-- SET PROBLEM --
Leave out the pictures and restate the rest of the data exactly.

* * *

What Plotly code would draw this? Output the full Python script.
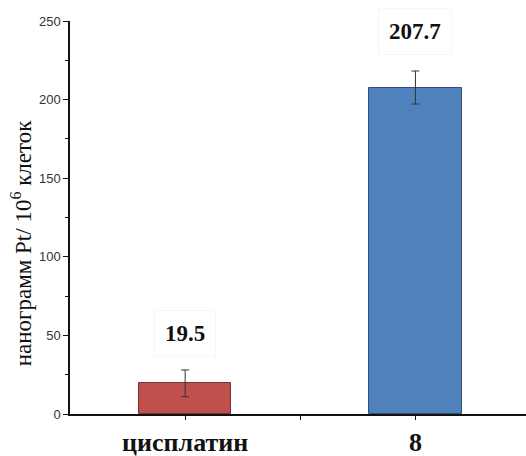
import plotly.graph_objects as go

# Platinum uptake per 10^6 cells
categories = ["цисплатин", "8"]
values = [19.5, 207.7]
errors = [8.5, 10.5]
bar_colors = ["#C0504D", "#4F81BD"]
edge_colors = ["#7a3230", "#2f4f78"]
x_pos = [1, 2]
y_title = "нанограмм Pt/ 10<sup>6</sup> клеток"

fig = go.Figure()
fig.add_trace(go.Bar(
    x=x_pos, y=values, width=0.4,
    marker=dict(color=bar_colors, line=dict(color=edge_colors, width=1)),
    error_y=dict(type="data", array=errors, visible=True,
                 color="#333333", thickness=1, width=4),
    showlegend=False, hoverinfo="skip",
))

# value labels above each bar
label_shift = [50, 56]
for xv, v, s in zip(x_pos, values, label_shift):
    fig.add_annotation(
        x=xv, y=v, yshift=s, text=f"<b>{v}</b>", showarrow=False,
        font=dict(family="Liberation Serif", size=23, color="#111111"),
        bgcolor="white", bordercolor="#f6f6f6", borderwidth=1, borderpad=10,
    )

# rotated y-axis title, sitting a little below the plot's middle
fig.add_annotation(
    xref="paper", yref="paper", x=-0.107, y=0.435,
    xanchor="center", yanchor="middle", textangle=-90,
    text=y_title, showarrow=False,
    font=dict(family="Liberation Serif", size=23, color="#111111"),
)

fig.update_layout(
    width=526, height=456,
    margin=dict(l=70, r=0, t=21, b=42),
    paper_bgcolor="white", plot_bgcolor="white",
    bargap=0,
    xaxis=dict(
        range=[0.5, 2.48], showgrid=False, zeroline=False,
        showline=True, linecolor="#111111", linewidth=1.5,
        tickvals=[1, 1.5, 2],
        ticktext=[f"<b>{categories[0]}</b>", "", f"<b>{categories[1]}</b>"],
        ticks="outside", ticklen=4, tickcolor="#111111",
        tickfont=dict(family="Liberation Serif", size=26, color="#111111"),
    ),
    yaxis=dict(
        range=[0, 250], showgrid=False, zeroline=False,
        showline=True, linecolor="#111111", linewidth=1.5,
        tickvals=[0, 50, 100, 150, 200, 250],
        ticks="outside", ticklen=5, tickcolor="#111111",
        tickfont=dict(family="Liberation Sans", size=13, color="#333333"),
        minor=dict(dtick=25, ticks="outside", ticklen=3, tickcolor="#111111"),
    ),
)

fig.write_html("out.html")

* * *

-- EXPECTED ANSWER --
What Plotly code would draw this? Output the full Python script.
import plotly.graph_objects as go

# Platinum uptake per 10^6 cells
categories = ["цисплатин", "8"]
values = [19.5, 207.7]
errors = [8.5, 10.5]
bar_colors = ["#C0504D", "#4F81BD"]
edge_colors = ["#7a3230", "#2f4f78"]
x_pos = [1, 2]
y_title = "нанограмм Pt/ 10<sup>6</sup> клеток"

fig = go.Figure()
fig.add_trace(go.Bar(
    x=x_pos, y=values, width=0.4,
    marker=dict(color=bar_colors, line=dict(color=edge_colors, width=1)),
    error_y=dict(type="data", array=errors, visible=True,
                 color="#333333", thickness=1, width=4),
    showlegend=False, hoverinfo="skip",
))

# value labels above each bar
label_shift = [50, 56]
for xv, v, s in zip(x_pos, values, label_shift):
    fig.add_annotation(
        x=xv, y=v, yshift=s, text=f"<b>{v}</b>", showarrow=False,
        font=dict(family="Liberation Serif", size=23, color="#111111"),
        bgcolor="white", bordercolor="#f6f6f6", borderwidth=1, borderpad=10,
    )

# rotated y-axis title, sitting a little below the plot's middle
fig.add_annotation(
    xref="paper", yref="paper", x=-0.107, y=0.435,
    xanchor="center", yanchor="middle", textangle=-90,
    text=y_title, showarrow=False,
    font=dict(family="Liberation Serif", size=23, color="#111111"),
)

fig.update_layout(
    width=526, height=456,
    margin=dict(l=70, r=0, t=21, b=42),
    paper_bgcolor="white", plot_bgcolor="white",
    bargap=0,
    xaxis=dict(
        range=[0.5, 2.48], showgrid=False, zeroline=False,
        showline=True, linecolor="#111111", linewidth=1.5,
        tickvals=[1, 1.5, 2],
        ticktext=[f"<b>{categories[0]}</b>", "", f"<b>{categories[1]}</b>"],
        ticks="outside", ticklen=4, tickcolor="#111111",
        tickfont=dict(family="Liberation Serif", size=26, color="#111111"),
    ),
    yaxis=dict(
        range=[0, 250], showgrid=False, zeroline=False,
        showline=True, linecolor="#111111", linewidth=1.5,
        tickvals=[0, 50, 100, 150, 200, 250],
        ticks="outside", ticklen=5, tickcolor="#111111",
        tickfont=dict(family="Liberation Sans", size=13, color="#333333"),
        minor=dict(dtick=25, ticks="outside", ticklen=3, tickcolor="#111111"),
    ),
)

fig.write_html("out.html")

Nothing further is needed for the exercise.